Methods and results: We invasively acquired RV pressure in 29 heart failure patients before and after implanting a left ventricular (LV) assist device. Using these tracings, we trained various machine learning models to reconstruct the RV pressure curve of the entire cardiac cycle based on the peak value of the curve. The best-performing model was compared with two other methods that estimated RV pressures based on a reference LV and RV pressure curve, respectively. Seventeen consecutive patients from another centre who underwent right heart catheterization and simultaneous echocardiography served as an external validation cohort. Among the evaluated algorithms, multilayer perceptron (MLP) achieved the best performance with an R ² of 0.887 (0.834-0.941). The RV and LV reference curve-based methods achieved R ² values of 0.879 (0.815-0.943) and 0.636 (0.500-0.771), respectively.
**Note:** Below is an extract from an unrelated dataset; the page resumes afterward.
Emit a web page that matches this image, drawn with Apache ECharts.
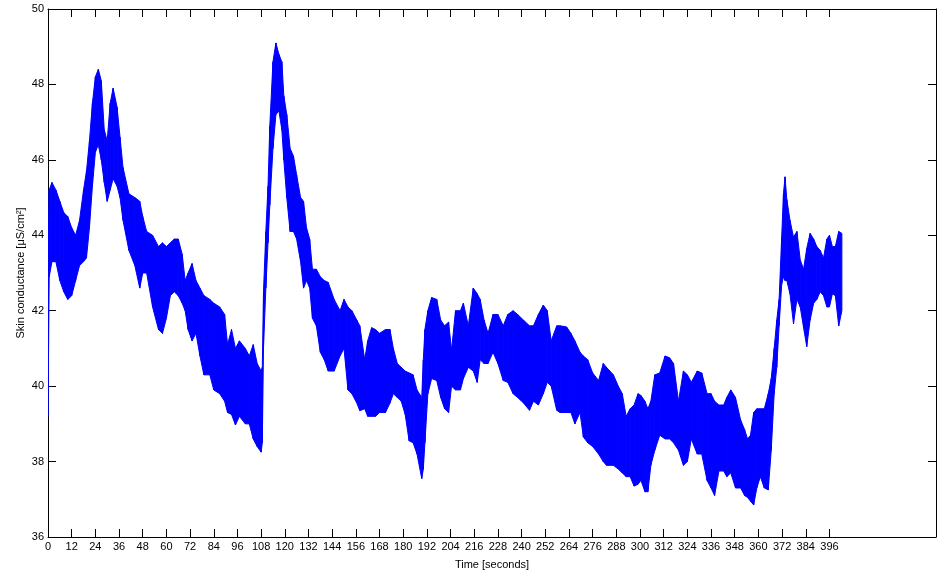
<!DOCTYPE html>
<html>
<head>
<meta charset="utf-8">
<script src="https://cdn.jsdelivr.net/npm/echarts@6/dist/echarts.min.js"></script>
<style>
html,body{margin:0;padding:0;background:#fff;}
#chart{width:937px;height:576px;}
</style>
</head>
<body>
<div id="chart"></div>
<script>
// Time samples (seconds) and lower / upper envelope of the signal (µS/cm²)
const timeSec = [0,0.6,2,4,6,8,10,12,14,16,18,19.5,21,22.5,24,25.5,27,28.5,30,31.5,33,35,36.5,38,41,44,46.5,48,50,53,56,58,60,62,64,66,68,69.5,71,73,75,77,79,82,84,87,89.5,91,93,95,97,100,102,104,106,108,108.6,109.2,110.4,111.5,112.4,114,115.5,117,118.5,119.5,121,122.7,124.4,126,128,129.5,131,132.6,134,136,138,140,142,145,148,150,152,154,156.5,158,160.5,162,164,166,168,171,173.3,175,177,179,181,183,185,187,189.4,190.2,191,192.5,194.4,197,199,201,203,204.5,206.5,209,210.5,213,215.5,217.5,219,221,223,225.5,228,230.7,233,235.7,238,241,244,246,248.5,251,253,255,257.8,259.5,262.8,265,267,269.6,271.3,273.5,276,279,281.4,283,286.5,289,291,293,295,297,299,300.5,302.5,304,305.5,307.5,310,312.7,315,317,319.5,322,324,326,329,331.3,334,336,337.8,340,342.4,344,346,348.4,351,353,354.5,356,357.6,359.2,361,363,365,366.5,368,369.3,370.5,371.8,372.7,373.5,374.4,376,377.8,379.5,381.2,382.9,384.5,386.2,388,389.6,391.3,393,394.7,396,397.5,399,400.7,402.3];
const lowerSC = [39.2,42.9,43.3,43.3,42.8,42.5,42.3,42.4,42.8,43.2,43.3,43.4,44.2,45.3,46.2,46.4,46.0,45.4,44.9,45.2,45.5,45.3,45.0,44.4,43.6,43.2,42.6,43.0,43.0,42.1,41.5,41.4,41.8,42.4,42.5,42.4,42.2,42.0,41.5,41.2,41.4,40.8,40.3,40.3,39.9,39.8,39.6,39.3,39.25,38.97,39.2,39.0,39.0,38.6,38.4,38.25,38.5,41.0,42.6,43.8,44.8,46.3,47.2,47.3,46.8,46.0,45.0,44.1,44.1,43.9,43.3,42.6,42.8,42.6,41.8,41.6,40.9,40.7,40.4,40.4,40.8,41.0,39.9,39.8,39.55,39.35,39.4,39.2,39.2,39.2,39.3,39.3,39.55,39.8,39.7,39.6,39.25,38.55,38.5,38.2,37.55,37.8,38.5,39.8,40.2,40.15,39.7,39.4,39.3,40.0,39.9,39.9,40.2,40.5,40.4,40.1,40.7,40.6,40.6,40.9,40.6,40.15,40.1,39.8,39.7,39.55,39.36,39.6,39.5,39.8,40.1,40.0,39.36,39.3,39.3,39.3,39.0,39.3,38.65,38.5,38.4,38.2,38.0,37.9,37.9,37.8,37.7,37.6,37.6,37.35,37.4,37.5,37.2,37.2,37.9,38.3,38.7,38.6,38.6,38.5,38.3,37.9,38.0,38.6,38.2,38.2,37.5,37.3,37.1,37.75,37.75,37.6,37.7,37.3,37.3,37.1,37.05,36.95,36.85,37.3,37.6,37.3,37.25,38.3,39.8,40.5,41.6,42.7,42.9,42.8,42.8,42.45,41.65,42.3,42.1,41.55,41.05,41.75,42.2,42.3,42.5,42.4,42.1,42.1,42.45,42.4,41.6,42.0];
const upperSC = [43.2,45.2,45.4,45.2,44.9,44.6,44.5,44.2,44.0,44.4,45.2,45.7,46.5,47.5,48.2,48.4,48.1,46.8,46.5,47.5,47.9,47.4,46.6,45.8,45.1,45.0,44.9,44.5,44.1,44.0,43.7,43.8,43.7,43.8,43.9,43.9,43.5,42.8,43.0,43.25,42.8,42.6,42.4,42.3,42.2,42.1,41.9,41.1,41.5,41.0,41.2,41.0,40.8,41.1,40.6,40.4,40.5,42.5,44.1,45.3,46.9,48.6,49.1,48.8,48.6,47.7,47.2,46.3,46.1,45.6,45.0,44.9,44.2,43.9,43.1,43.1,42.9,42.8,42.75,42.3,42.0,42.3,42.1,42.0,41.75,41.6,40.7,41.2,41.55,41.5,41.4,41.5,41.5,41.0,40.6,40.5,40.4,40.35,40.3,39.9,39.7,40.7,41.5,42.0,42.35,42.3,41.75,41.6,41.7,40.95,42.0,42.0,42.2,41.6,42.6,42.45,42.3,41.75,41.4,41.9,41.9,41.6,41.9,42.0,41.9,41.75,41.6,41.6,41.9,42.15,42.0,41.2,41.6,41.6,41.57,41.4,41.2,40.9,40.8,40.7,40.35,40.15,40.6,40.5,40.3,40.0,39.8,39.2,39.4,39.5,39.8,39.75,39.6,39.4,39.6,40.3,40.35,40.8,40.75,40.6,39.6,40.4,40.3,40.1,40.4,40.35,39.8,39.8,39.6,39.5,39.5,39.7,39.9,39.7,39.1,38.85,38.6,38.7,39.3,39.4,39.4,39.4,39.8,40.2,41.0,41.75,42.3,43.95,45.1,45.55,44.95,44.4,43.95,44.1,43.35,43.1,43.65,44.05,43.9,43.7,43.6,43.4,43.9,44.0,43.7,43.7,44.1,44.05];
// Axis ticks
const xTicks = [0,12,24,36,48,60,72,84,96,108,120,132,144,156,168,180,192,204,216,228,240,252,264,276,288,300,312,324,336,348,360,372,384,396];
const yTicks = [36,38,40,42,44,46,48,50];

const FONT = '"Liberation Sans", Arial, Helvetica, sans-serif';
const BLUE = '#0000ff';

// each segment row: [t0, lo0, hi0, t1, lo1, hi1]
const n = Math.min(timeSec.length, lowerSC.length, upperSC.length);
const segData = [];
for (let i = 0; i < n - 1; i++) {
  segData.push([timeSec[i], lowerSC[i], upperSC[i], timeSec[i + 1], lowerSC[i + 1], upperSC[i + 1]]);
}

function renderSeg(params, api) {
  const p1 = api.coord([api.value(0), api.value(1)]);
  const p2 = api.coord([api.value(0), api.value(2)]);
  const p3 = api.coord([api.value(3), api.value(5)]);
  const p4 = api.coord([api.value(3), api.value(4)]);
  return {
    type: 'polygon',
    shape: {points: [p1, p2, p3, p4]},
    style: {fill: BLUE, stroke: BLUE, lineWidth: 1}
  };
}

const chart = echarts.init(document.getElementById('chart'), null, {renderer: 'canvas'});

const baseX = {
  type: 'value', min: 0, max: 450,
  axisLine: {show: true, onZero: false, lineStyle: {color: '#000', width: 1}},
  axisTick: {show: true, inside: true, length: 8, customValues: xTicks, lineStyle: {color: '#000', width: 1}},
  splitLine: {show: false}
};
const baseY = {
  type: 'value', min: 36, max: 50,
  axisLine: {show: true, onZero: false, lineStyle: {color: '#000', width: 1}},
  axisTick: {show: true, inside: true, length: 8, customValues: yTicks, lineStyle: {color: '#000', width: 1}},
  splitLine: {show: false}
};

chart.setOption({
  animation: false,
  backgroundColor: '#fff',
  grid: {left: 48, right: 1, top: 9, bottom: 39, containLabel: false},
  xAxis: [
    Object.assign({}, baseX, {
      position: 'bottom',
      name: 'Time [seconds]', nameLocation: 'middle', nameGap: 22, nameMoveOverlap: false,
      nameTextStyle: {fontFamily: FONT, fontSize: 11, color: '#000'},
      axisLabel: {show: true, customValues: xTicks, margin: 4, fontFamily: FONT, fontSize: 11, color: '#000'}
    }),
    Object.assign({}, baseX, {position: 'top', axisLabel: {show: false}})
  ],
  yAxis: [
    Object.assign({}, baseY, {
      position: 'left',
      name: 'Skin conductance [\u03bcS/cm\u00b2]', nameLocation: 'middle', nameGap: 22, nameMoveOverlap: false,
      nameTextStyle: {fontFamily: FONT, fontSize: 11, color: '#000'},
      axisLabel: {show: true, customValues: yTicks, margin: 4, fontFamily: FONT, fontSize: 11, color: '#000'}
    }),
    Object.assign({}, baseY, {position: 'right', axisLabel: {show: false}})
  ],
  series: [
    {
      type: 'custom', xAxisIndex: 0, yAxisIndex: 0,
      renderItem: renderSeg,
      encode: {x: [0, 3], y: [1, 2, 4, 5]},
      data: segData,
      clip: true
    }
  ]
});
</script>
</body>
</html>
During external validation, MLP exhibited similarly good performance [R ² 0.911 (0.873-0.948)], which decreased only modestly if the echocardiography-derived peak RV pressure was used instead of the invasively measured peak RV pressure [R ² 0.802 (0.694-0.909)].

Conclusions: The proposed method enables the reconstruction of the RV pressure curve using only the peak value as input. Thus, it may serve as a fundamental component for developing new echocardiographic tools targeting the afterload-adjusted assessment of RV function.